I think it can. At the moment, we have Fullbright scholars in the United States, and I would like to see more interaction. I myself did my graduate work at Cornell so I have had some experience of the American university system.

I do believe that we must increase our bilateral work with the United States. We already have some, and we have very good relations with United States. My feeling is that at the level of university training and so on, there’s much more that we can do. We do have active relations with Ohio University and a number of other universities.

 

In order for Guyana to maintain its economic performance it’s essential to be updated with a global fast changing economy and ICT plays a very important role. Technology is key to strengthening the economy. How is the government promoting the use of technologies through education?

One of the things that we going to do is to provide a laptop to each teacher in the school system so that they can keep abreast of the children. The children as you know are far ahead of the teachers when it comes to ICT.

We are very aware of what ICT has to offer, and we are increasing our work in that area. I had a discussion only a few days ago with people who are into virtual reality programs. I saw a lot of possibilities in terms of the use of all the virtual reality programs that they were demonstrating to me.
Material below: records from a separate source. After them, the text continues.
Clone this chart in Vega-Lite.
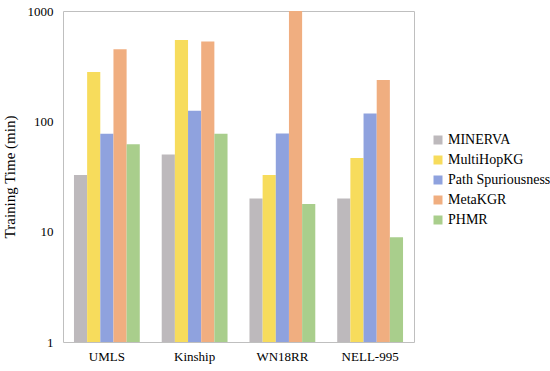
{
  "$schema": "https://vega.github.io/schema/vega-lite/v6.json",
  "width": 351,
  "height": 331,
  "autosize": "none",
  "padding": {"left": 63, "top": 11, "right": 136, "bottom": 29},
  "background": "white",
  "config": {
    "font": "Liberation Serif",
    "view": {"stroke": "#BFBFBF", "strokeWidth": 1}
  },
  "data": {
    "values": [
      {"dataset": "UMLS", "method": "MINERVA", "time": 32.7},
      {"dataset": "UMLS", "method": "MultiHopKG", "time": 280},
      {"dataset": "UMLS", "method": "Path Spuriousness", "time": 77},
      {"dataset": "UMLS", "method": "MetaKGR", "time": 450},
      {"dataset": "UMLS", "method": "PHMR", "time": 62},
      {"dataset": "Kinship", "method": "MINERVA", "time": 50},
      {"dataset": "Kinship", "method": "MultiHopKG", "time": 547},
      {"dataset": "Kinship", "method": "Path Spuriousness", "time": 125},
      {"dataset": "Kinship", "method": "MetaKGR", "time": 528},
      {"dataset": "Kinship", "method": "PHMR", "time": 77},
      {"dataset": "WN18RR", "method": "MINERVA", "time": 20},
      {"dataset": "WN18RR", "method": "MultiHopKG", "time": 32.7},
      {"dataset": "WN18RR", "method": "Path Spuriousness", "time": 77.5},
      {"dataset": "WN18RR", "method": "MetaKGR", "time": 1000},
      {"dataset": "WN18RR", "method": "PHMR", "time": 17.8},
      {"dataset": "NELL-995", "method": "MINERVA", "time": 20},
      {"dataset": "NELL-995", "method": "MultiHopKG", "time": 46.6},
      {"dataset": "NELL-995", "method": "Path Spuriousness", "time": 118},
      {"dataset": "NELL-995", "method": "MetaKGR", "time": 237},
      {"dataset": "NELL-995", "method": "PHMR", "time": 8.9}
    ]
  },
  "mark": {"type": "bar"},
  "encoding": {
    "x": {
      "field": "dataset",
      "type": "nominal",
      "sort": ["UMLS", "Kinship", "WN18RR", "NELL-995"],
      "scale": {"paddingInner": 0.25, "paddingOuter": 0.125},
      "axis": {"title": null, "labelAngle": 0, "labelFontSize": 13, "labelColor": "#000", "domain": false, "ticks": false, "labelPadding": 8}
    },
    "xOffset": {
      "field": "method",
      "type": "nominal",
      "sort": ["MINERVA", "MultiHopKG", "Path Spuriousness", "MetaKGR", "PHMR"],
      "scale": {"paddingInner": 0, "paddingOuter": 0}
    },
    "y": {
      "field": "time",
      "type": "quantitative",
      "scale": {"type": "log", "domain": [1, 1000]},
      "axis": {"title": "Training Time (min)", "titleFontSize": 15, "titleFontWeight": "normal", "titleColor": "#000", "titlePadding": 10, "labelFontSize": 13, "labelColor": "#000", "values": [1, 10, 100, 1000], "format": "d", "grid": false, "domain": false, "ticks": false, "labelPadding": 10}
    },
    "y2": {"datum": 1},
    "color": {
      "field": "method",
      "type": "nominal",
      "sort": ["MINERVA", "MultiHopKG", "Path Spuriousness", "MetaKGR", "PHMR"],
      "scale": {
        "domain": ["MINERVA", "MultiHopKG", "Path Spuriousness", "MetaKGR", "PHMR"],
        "range": ["#BDB9BC", "#F7DC5C", "#8FA2DE", "#F0AE80", "#A9CE8C"]
      },
      "legend": {
        "title": null,
        "orient": "none",
        "legendX": 368,
        "legendY": 122,
        "symbolType": "square",
        "symbolSize": 81,
        "symbolStrokeWidth": 0,
        "labelFontSize": 14,
        "labelColor": "#000",
        "rowPadding": 6,
        "labelOffset": 3,
        "labelLimit": 200
      }
    }
  }
}
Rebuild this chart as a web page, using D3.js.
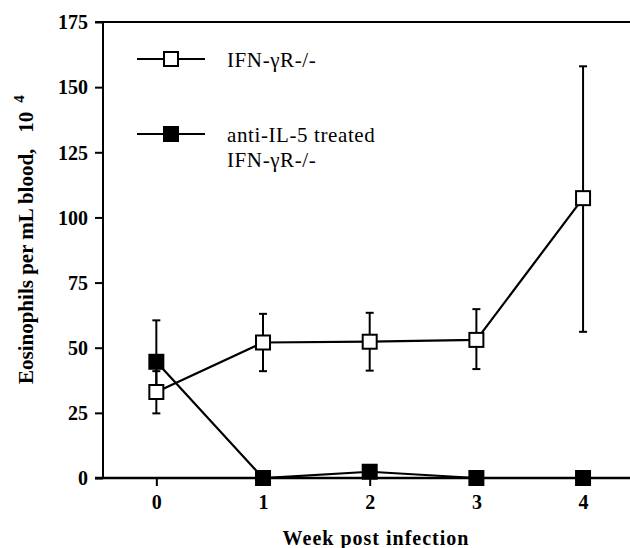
<!DOCTYPE html>
<html>
<head>
<meta charset="utf-8">
<script src="https://cdn.jsdelivr.net/npm/d3@7"></script>
<style>
  body { margin: 0; background: #fff; }
  text { font-family: "Liberation Serif", "Times New Roman", serif; fill: #000; }
</style>
</head>
<body>
<div id="cont"></div>
<script>
// data
var weeks = [0, 1, 2, 3, 4];
var yTicks = [0, 25, 50, 75, 100, 125, 150, 175];

// IFN-gR-/- (open squares)
var openMean = [33, 52, 52.3, 53, 107.4];
var openLo   = [24.8, 41, 41.2, 41.8, 56.1];
var openHi   = [41, 63, 63.4, 64.8, 158];

// anti-IL-5 treated IFN-gR-/- (filled squares)
var fillMean = [44.6, 0, 2.4, 0, 0];
var fillLo   = [35, 0, 2.4, 0, 0];
var fillHi   = [60.5, 0, 2.4, 0, 0];

var legendLabels = [["IFN-\u03B3R-/-"], ["anti-IL-5 treated", "IFN-\u03B3R-/-"]];

// layout
var W = 630, H = 548;
var sq = 14;

var svg = d3.select("#cont").append("svg")
    .attr("width", W)
    .attr("height", H);

var x = d3.scaleLinear().domain([-0.5, 4.44]).range([103, 630]);
var y = d3.scaleLinear().domain([0, 175]).range([478, 22]);

// axes
var yAxis = d3.axisLeft(y).tickValues(yTicks).tickSize(8).tickPadding(7);
var gy = svg.append("g").attr("transform", "translate(103,0)").call(yAxis);
gy.select(".domain").remove();
gy.selectAll(".tick line").attr("stroke", "#000").attr("stroke-width", 2);
gy.selectAll(".tick text")
    .style("font-family", "'Liberation Serif', serif")
    .style("font-weight", "bold")
    .style("font-size", "20px")
    .attr("dy", "0.34em");

var xAxis = d3.axisBottom(x).tickValues(weeks).tickSize(8).tickPadding(9).tickFormat(d3.format("d"));
var gx = svg.append("g").attr("transform", "translate(0,478)").call(xAxis);
gx.select(".domain").remove();
gx.selectAll(".tick line").attr("stroke", "#000").attr("stroke-width", 2);
gx.selectAll(".tick text")
    .style("font-family", "'Liberation Serif', serif")
    .style("font-weight", "bold")
    .style("font-size", "20px");

// frame lines
svg.append("line").attr("x1", 103).attr("x2", 103).attr("y1", y(175)).attr("y2", y(0))
    .attr("stroke", "#000").attr("stroke-width", 2);
svg.append("line").attr("x1", 95).attr("x2", W).attr("y1", y(0)).attr("y2", y(0))
    .attr("stroke", "#000").attr("stroke-width", 2.5);
svg.append("line").attr("x1", 95).attr("x2", W).attr("y1", y(175)).attr("y2", y(175))
    .attr("stroke", "#000").attr("stroke-width", 2);

// axis titles
svg.append("text")
    .attr("x", 376).attr("y", 545)
    .attr("text-anchor", "middle")
    .style("font-weight", "bold").style("font-size", "20px").style("letter-spacing", "1px")
    .text("Week post infection");

var yl = svg.append("text")
    .attr("transform", "translate(33,384) rotate(-90)")
    .style("font-weight", "bold").style("font-size", "21px");
yl.append("tspan").text("Eosinophils per mL blood,");
yl.append("tspan").attr("dx", 16).text("10");
yl.append("tspan").attr("dx", 9).attr("dy", -9).style("font-size", "15px").text("4");

// series
function series(mean, lo, hi) {
    var pts = weeks.map(function(w, i) { return {w: w, m: mean[i], lo: lo[i], hi: hi[i]}; });
    var line = d3.line().x(function(d) { return x(d.w); }).y(function(d) { return y(d.m); });
    svg.append("path").datum(pts)
        .attr("d", line).attr("fill", "none")
        .attr("stroke", "#000").attr("stroke-width", 2.2);

    var eb = svg.append("g").selectAll("g").data(pts.filter(function(d) { return d.hi > d.lo; }))
        .enter().append("g");
    eb.append("line")
        .attr("x1", function(d) { return x(d.w); }).attr("x2", function(d) { return x(d.w); })
        .attr("y1", function(d) { return y(d.lo); }).attr("y2", function(d) { return y(d.hi); })
        .attr("stroke", "#000").attr("stroke-width", 2);
    ["lo", "hi"].forEach(function(k) {
        eb.append("line")
            .attr("x1", function(d) { return x(d.w) - 4; }).attr("x2", function(d) { return x(d.w) + 4; })
            .attr("y1", function(d) { return y(d[k]); }).attr("y2", function(d) { return y(d[k]); })
            .attr("stroke", "#000").attr("stroke-width", 2);
    });
    return pts;
}

var openPts = series(openMean, openLo, openHi);
var fillPts = series(fillMean, fillLo, fillHi);

function squares(pts, fill) {
    svg.append("g").selectAll("rect").data(pts).enter().append("rect")
        .attr("x", function(d) { return x(d.w) - sq / 2; })
        .attr("y", function(d) { return y(d.m) - sq / 2; })
        .attr("width", sq).attr("height", sq)
        .attr("fill", fill).attr("stroke", "#000").attr("stroke-width", 2);
}
squares(openPts, "#fff");
squares(fillPts, "#000");

// legend
var legY = [59, 134];
var legFill = ["#fff", "#000"];
legendLabels.forEach(function(lab, i) {
    var g = svg.append("g");
    g.append("line").attr("x1", 137).attr("x2", 205).attr("y1", legY[i]).attr("y2", legY[i])
        .attr("stroke", "#000").attr("stroke-width", 2);
    g.append("rect").attr("x", 171 - sq / 2).attr("y", legY[i] - sq / 2)
        .attr("width", sq).attr("height", sq)
        .attr("fill", legFill[i]).attr("stroke", "#000").attr("stroke-width", 2);
    lab.forEach(function(t, j) {
        g.append("text").attr("x", 227).attr("y", legY[i] + 8 + j * 25)
            .style("font-size", "21px").style("letter-spacing", "0.6px")
            .text(t);
    });
});
</script>
</body>
</html>
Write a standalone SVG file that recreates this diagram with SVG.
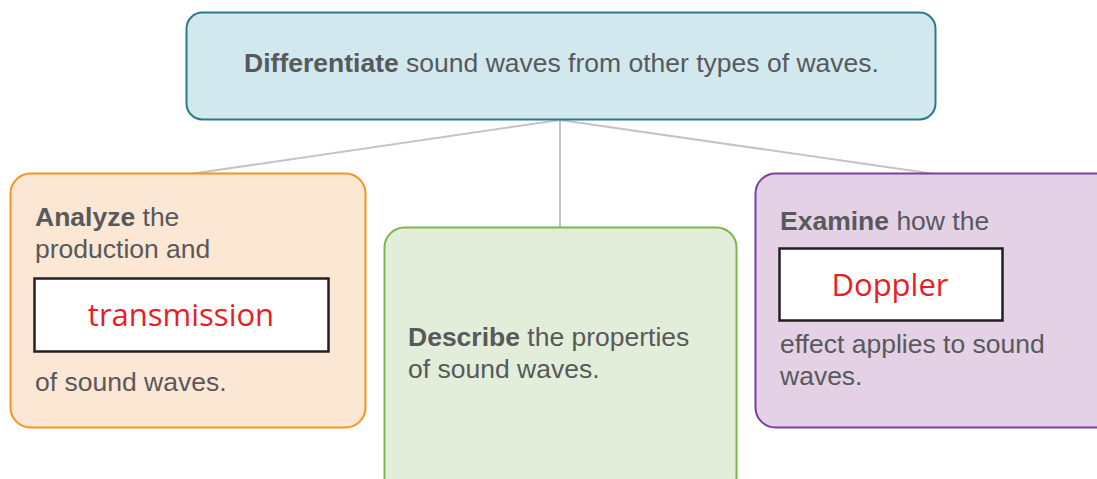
<svg xmlns="http://www.w3.org/2000/svg" width="1097" height="479" viewBox="0 0 1097 479">
<style>
.t{font-family:"Liberation Sans",Arial,sans-serif;font-size:26.5px;fill:#58595b}
.b{font-weight:bold}
.hw{font-family:"Open Sans","DejaVu Sans",sans-serif;font-size:31px;fill:#ec1c24;text-anchor:middle}
.ib{fill:#fff;stroke:#231f20;stroke-width:2.5}
.c{stroke:#c4c4c4;stroke-width:2;fill:none}
</style>
<rect width="1097" height="479" fill="#fff"/>
<g id="connectors">
<line class="c" x1="560" y1="120" x2="190" y2="174"/>
<line class="c" x1="560" y1="120" x2="560" y2="228"/>
<line class="c" x1="560" y1="120" x2="935" y2="174"/>
</g>
<g id="top">
<rect x="186.5" y="12.5" width="749" height="107" rx="16" fill="#d1e8ef" stroke="#2b7a84" stroke-width="2"/>
<text class="t" x="561.5" y="72" text-anchor="middle"><tspan class="b">Differentiate</tspan> sound waves from other types of waves.</text>
</g>
<g id="analyze">
<rect x="10.5" y="173.5" width="355" height="254" rx="20" fill="#fce6d4" stroke="#f7941d" stroke-width="2"/>
<text class="t" x="35" y="226"><tspan class="b">Analyze</tspan> the</text>
<text class="t" x="35" y="258">production and</text>
<rect class="ib" x="34.5" y="278.5" width="294" height="73"/>
<text class="hw" x="181" y="326">transmission</text>
<text class="t" x="35" y="391">of sound waves.</text>
</g>
<g id="describe">
<rect x="384.5" y="227.5" width="352" height="270" rx="20" fill="#e2eed9" stroke="#7ab648" stroke-width="2"/>
<text class="t" x="408" y="346"><tspan class="b">Describe</tspan> the properties</text>
<text class="t" x="408" y="378">of sound waves.</text>
</g>
<g id="examine">
<rect x="755.5" y="173.5" width="360" height="254" rx="20" fill="#e4d1e6" stroke="#7b3f9d" stroke-width="2"/>
<text class="t" x="780" y="230"><tspan class="b">Examine</tspan> how the</text>
<rect class="ib" x="779.5" y="248.5" width="223" height="72"/>
<text class="hw" x="890" y="296">Doppler</text>
<text class="t" x="780" y="353">effect applies to sound</text>
<text class="t" x="780" y="385">waves.</text>
</g>
</svg>
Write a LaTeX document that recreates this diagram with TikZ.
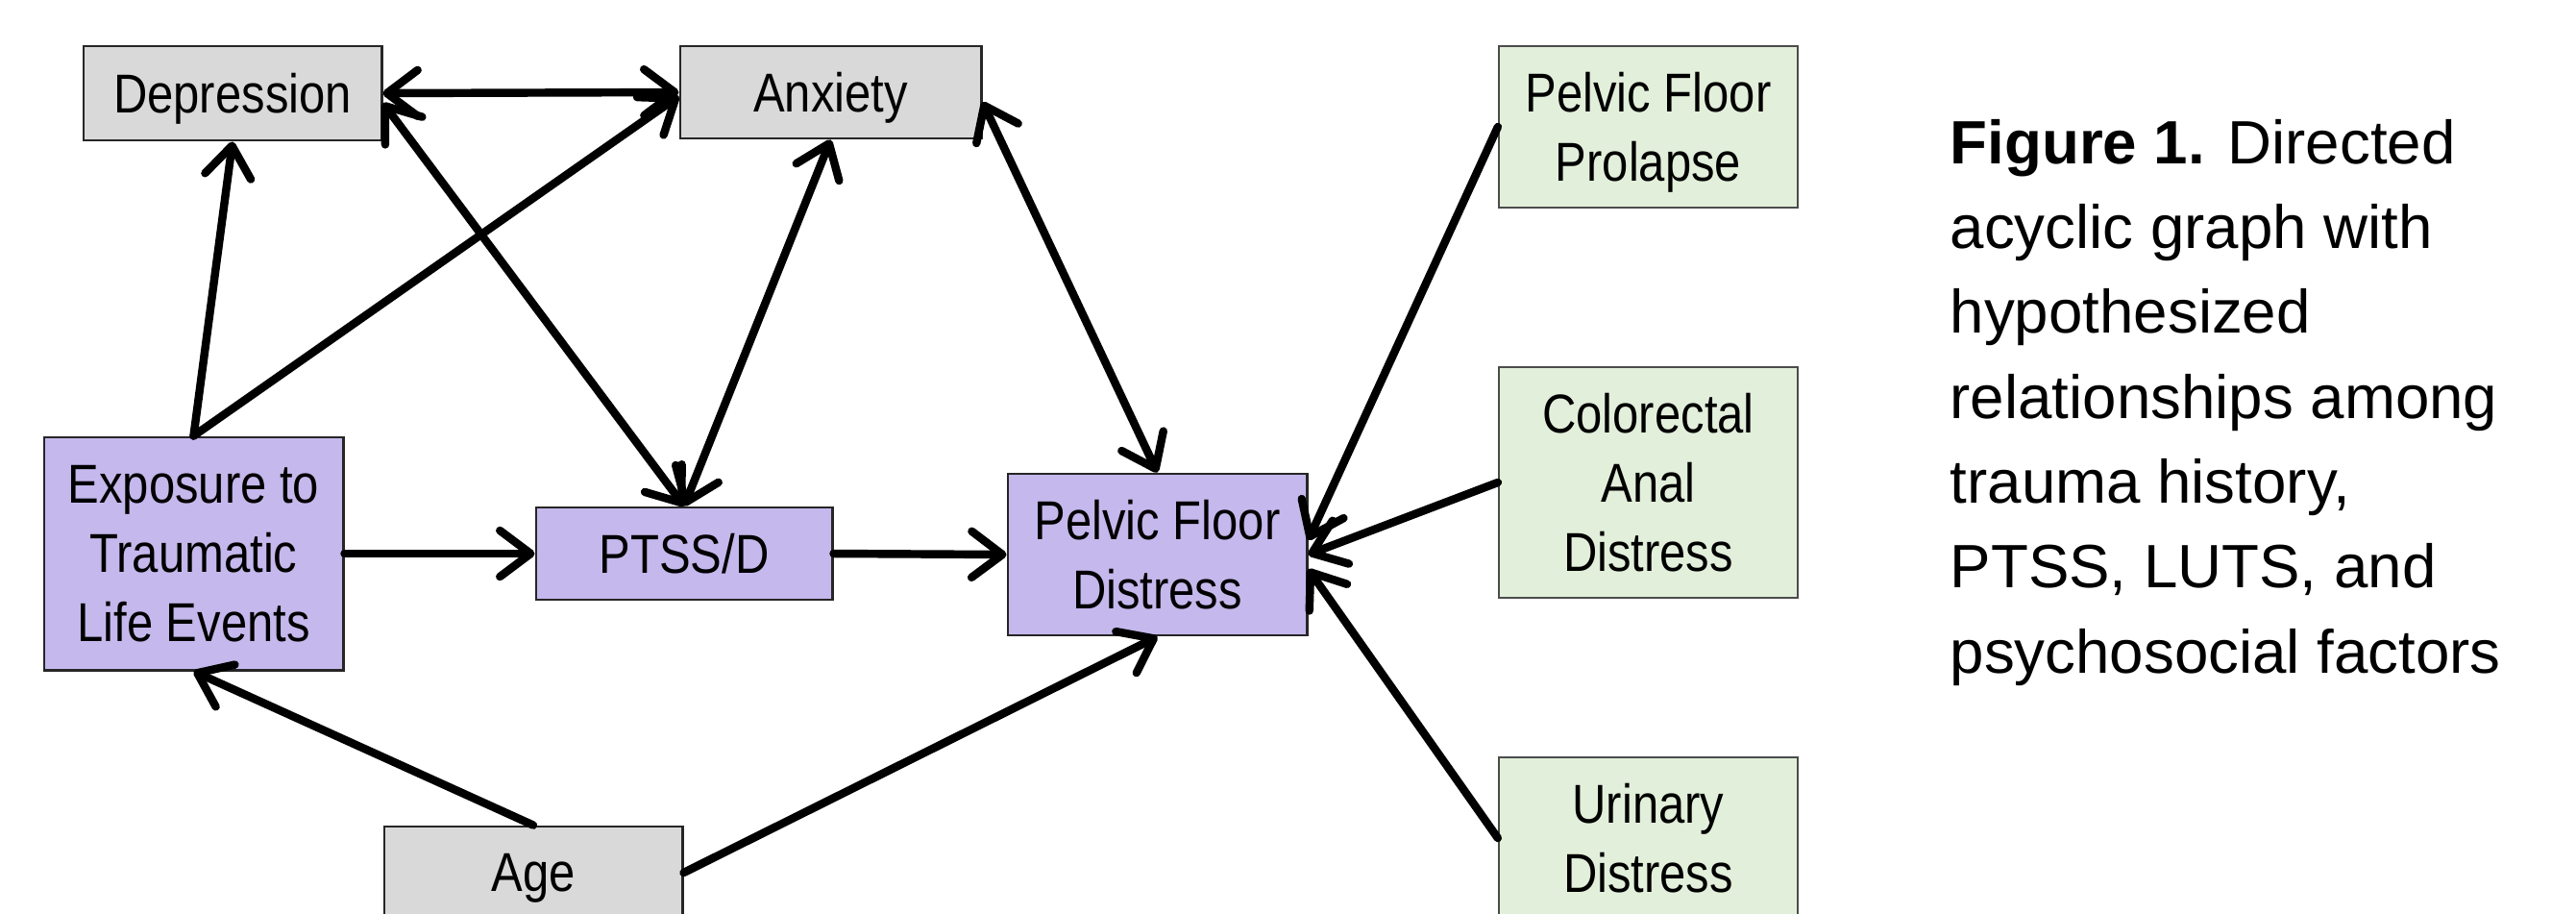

This is the EON Reality Group, a company that specializes in educational programs and so on.

But, yes, I think that ICT is the way forward. This is the 21st century. These children they’re teaching are way ahead of their teachers and their parents. Usually, when I want to get my computer fixed, I turn to my 10-year-old grandson.

What we still have to learn in the use of technology is bread and butter to them. It’s a question of keeping pace with them. I think we are alert to what is required there.

 

Next year Guyana will be celebrating its 50th independence anniversary, and you have been named to chair the National Commemoration Commission that would be in charge of the commemoration activities. What are the main events that will be held next year for this celebration, and what the does it mean for you having the honor to lead this commission?

It’s an honor but I can tell you it is a very, very onerous task. At the moment, we are in the initial stages of designing the whole program. There are some people who believe that we should treat 2016 as independence year and we should have a year-long program. This may be a little ambitious.

My own feeling is that if we can get a solid program for the month of May, which is our independence month, I think we’ll be doing very well. Secondly, the Commemoration Commission. In fact, only today I’ve sent out letters to all the people who I’m inviting to serve on the Commemoration Commission. The Commemoration Commission comes directly under the Ministry, of course. I was on the first Commemoration Commission that we had for the 150th anniversary some time ago. I recall the way we worked together. We established working groups with one group in charge of a film project, another in charge of production, and so on. We’re following the same kind of design, and trying to mobilize as many energetic people on to the working group of the commission as we possibly can.

We’re going to be designing programs. We’re going to have memorial coins. I think the highlight for me is going to be the music festival that we’re going to have. A number of ideas are in fact being put out at the moment. As I said, we haven’t finally settled on the program, but the way it is looking now, it’s going to be a very packed month of May.